Beşikdüzü’ndeki “yıkılmalara, yok etmelere küçücük çıkar hesaplarıyla Belediye Meclisinde ‘oybirliği ile evet’ diyenler” tarih önünde sorumludurlar: 1902 yılında yapılan İnhisarlar binasından sorumludurlar. 1930 yılında halkın emeği ile inşa edilen “beş yıllık ilkokul, eğitmen kursu, Köy Enstitüsü, Ortaokul” kübik binasından sorumludurlar. Köy Enstitüsü Parkından, Erdal Kurtoğlu Parkından sorumludurlar. Oybirliği ile kalkan eller Beşikdüzü’nün özelliklerini yıkarak, hafızasını değiştirmekten sorumludurlar. Ortaokul ve Atatürk Lisesinden mezun olanların anılarını yok etmekten sorumludurlar. / Onlar anıların yaşam olduğunu, yaşam kadar değerli olduğunu bilmezler ki!

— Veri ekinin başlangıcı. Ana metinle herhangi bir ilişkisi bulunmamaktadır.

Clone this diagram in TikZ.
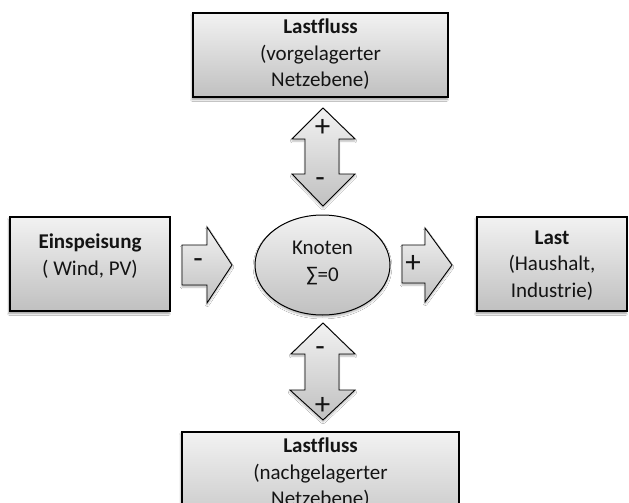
\documentclass[tikz,border=0pt]{standalone}
\usepackage{fontspec}
\setmainfont{Carlito}[Ligatures=NoCommon]
\usetikzlibrary{shadows.blur,shapes.geometric}
\definecolor{gtop}{RGB}{242,242,242}
\definecolor{gbot}{RGB}{192,192,192}
\definecolor{txt}{RGB}{20,20,20}
\tikzset{
  box/.style={draw=black, line width=1.2pt, top color=gtop, bottom color=gbot,
    blur shadow={shadow xshift=-1pt, shadow yshift=-2.5pt, shadow blur steps=5, shadow opacity=40}},
  knot/.style={draw=black, line width=1pt, ellipse, top color=gtop, bottom color=gbot,
    blur shadow={shadow xshift=0pt, shadow yshift=-2pt, shadow blur steps=5, shadow opacity=30}},
  blockarrow/.style={draw=black, line width=0.9pt, line join=miter, top color=gtop, bottom color=gbot,
    blur shadow={shadow xshift=0pt, shadow yshift=-2pt, shadow blur steps=5, shadow opacity=30}},
  lbl/.style={text=txt, font=\fontsize{21}{26.5}\selectfont, align=center, inner sep=0pt},
  sign/.style={text=txt, font=\fontsize{31}{31}\selectfont, inner sep=0pt},
}
\begin{document}
\begin{tikzpicture}[x=1pt,y=-1pt]
\useasboundingbox (0,0) rectangle (629,503);
\clip (0,0) rectangle (629,503);
\fill[white] (0,0) rectangle (629,503);
% boxes
\path[box] (193,13) rectangle (448,97);
\node[lbl] (top) at (320.5,54.5) {\textbf{Lastfluss}\\(vorgelagerter\\Netzebene)};
\path[box] (10,217) rectangle (170,311);
\node[lbl] (left) at (90,256) {\textbf{Einspeisung}\\( Wind, PV)};
\path[box] (477,217) rectangle (627,311);
\node[lbl] (right) at (552,265.5) {\textbf{Last}\\(Haushalt,\\Industrie)};
\path[box] (182,432) rectangle (459,540);
\node[lbl] (bottom) at (320.5,473.5) {\textbf{Lastfluss}\\(nachgelagerter\\Netzebene)};
% knot
\node[knot, minimum width=135pt, minimum height=100pt, inner sep=0pt] (k) at (322.5,265) {};
\node[lbl] (ktext) at (322.5,263) {Knoten\\∑=0};
% left arrow
\path[blockarrow] (182,245) -- (207,245) -- (207,227) -- (232,265) -- (207,303) -- (207,285) -- (182,285) -- cycle;
\node[sign] (la) at (198,264) {-};
% right arrow
\path[blockarrow] (402,245) -- (425,245) -- (425,228) -- (452,265) -- (425,302) -- (425,283) -- (402,283) -- cycle;
\node[sign] (ra) at (413,264) {+};
% top double arrow
\path[blockarrow] (323,108) -- (355,139) -- (339,139) -- (339,174) -- (355,174) -- (323,206) -- (292,174) -- (305,174) -- (305,139) -- (292,139) -- cycle;
\node[sign] (ta1) at (322.5,128) {+};
\node[sign] (ta2) at (320,183) {-};
% bottom double arrow
\path[blockarrow] (323,323) -- (355,354) -- (339,354) -- (339,390) -- (355,390) -- (323,420) -- (290,390) -- (305,390) -- (305,354) -- (291,354) -- cycle;
\node[sign] (ba1) at (320,352) {-};
\node[sign] (ba2) at (322.5,406) {+};
\end{tikzpicture}
\end{document}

“Hava kirliliğinden” söz ettikçe, kimilerinin itirazlarıyla “doğal gazın” geldiğini öne sürüşlerini duyar gibi oluyorum. Bir madde, bir nesne yanıyorsa, ondan çıkan ve atmosfere yayılan “karbon dioksit (CO2), karbon monoksit (CO) ve kükürt dioksit (SO2) gazları var demektir. Odun ve kömür dumanları gibi görünmeseler de bulundukları havayı kirletirler. Egzoz gazı ile yanmış doğal gaz arasında hiçbir fark yoktur ve müthiş kirlidir. “Bir telefona insanlar satın alınabiliyorsa”, istenilen karara “evet” diyebiliyorlarsa, kime inanılıp güvenilecek? Demek ki, herkesin bir fiyatı varmış ve satın alınabilirmiş! Doğru, dürüst, namuslu görüntüleri sahteymiş!

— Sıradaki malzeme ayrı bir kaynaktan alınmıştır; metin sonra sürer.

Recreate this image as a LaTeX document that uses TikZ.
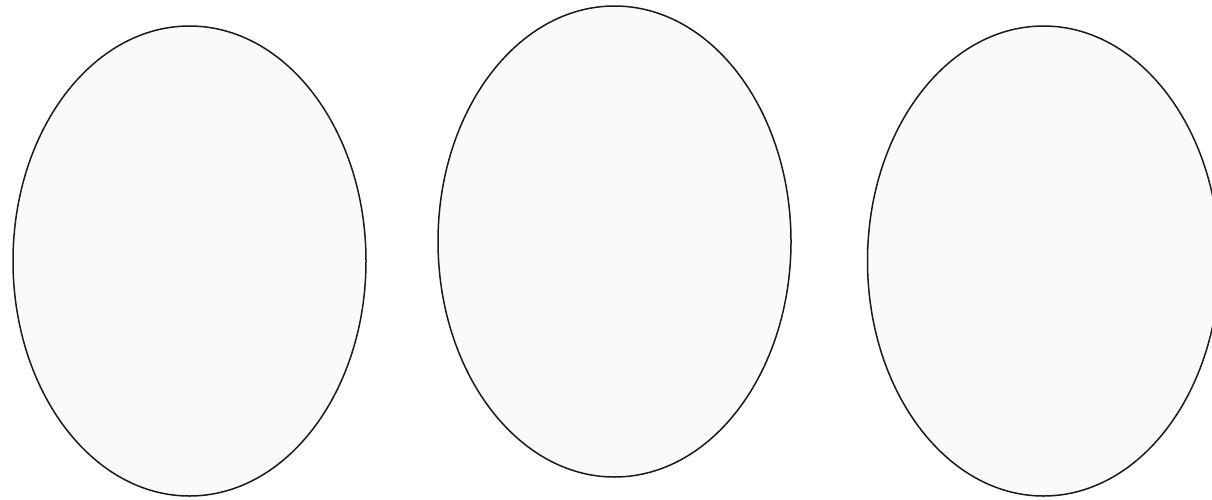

Şimdi Büyük Şehir Belediyesi olduk ya! Tırabzon’da, “kentsel dönüşüm ve Rezidans-Otel için turizm adına kalkacak eller, Beşikdüzü’nü ne kadar düşünürler ve sağlıklı kararlar alırlar? Kuşkuluyum! Umarım “bir telefona” satmazlar Beşikdüzü’nü! TOKİ’nin diktiği ucube binalar için okullarını yıkıp tarihi bir parkı yok ettiği kötü bir karar gibi karar alarak Beşikdüzü’nü, kirli havaya mahkum etmezler ve bu pırojeyi, “hayır” diyerek insanileştirir, “yaşanacak” bir Beşikdüzü’nden yana olurlar. Kararı alacak, uygulayacak olan da, Beşikdüzü’nün geleceğini karartacak ya da ağartacak olan da bu siyasi karardır.
Umarım halkı haklarından yoksun bırakmazlar!